If anything the CPA has provided Sudan’s major adversaries, NCP and SPLM, with a platform for talking. Despite accusations and counter-accusations and the gloomy atmosphere of internecine politicking the two partners have remained on talking terms without any considerable breach of the CPA ceasefire over the 6 years of the transitional period. The will to talk is of course not by necessity a will to peace, but for all good reasons it transpires of the unwillingness to fight. In the midst of the fury over secession and its consequences the Sudanese Armed Forces (SAF), contrary to my expectations, has remained remarkably reserved. High pitched war shrieks came not from the ranks of the army or its auxiliary structures but from the frustrated civilian leadership of the NCP. Even Mr. Bashir, quick to catch a flare over perceived ‘plots’ against the ‘nation’ has remained till now declaredly by his promise to deliver the referendum and recognise its outcome.

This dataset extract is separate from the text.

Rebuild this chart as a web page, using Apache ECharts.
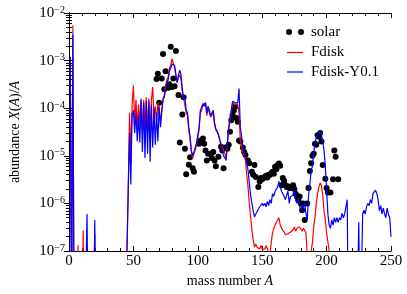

What Kristof does not recognise is that the current SPLM-NCP scuffle is not so much about the principle of secession, something both blocs seem to have approved, loudly in the case of the SPLM, and more or less tacitly in the case of the NCP, but on the exact terms of that secession, bluntly the calculation and division of spoils. Considering the baggage of war and the appeal of a sovereign South Sudan the mainstream of the SPLM has faced no major qualms in switching from the ‘New Sudan’ agenda to the cause of secession, argument being unity has not proved attractive. In effect the SPLM allies in the Nuba Mountains and the Southern Blue Nile, left out in the arrangement of the New Sudans, are now advised to re-group with the remnant Northern Sector of the SPLM, more or less in the dry. The NCP on the other hand faces greater challenges in popularising ‘secession’ in North Sudan. The latest public outbursts of NCP officials are to be read as attempts at marketing secession without openly approving it. With al-Intibaha back in print the NCP’s line I suppose is to declare South Sudan’s secession a virtue, whereby a homogenous North Sudan emerges purged of its Southern flock. The new gamble of the NCP is redemption before its almost satisfied Western patrons concomitant with preserve of its Islamist fetish to a domestic constituency, by all means weary of war.
That leaves us with Abyei, fashioned in recent reporting as Sudan’s Kashmir, which remains a bone of contention in the division of spoils, point being however ‘division’!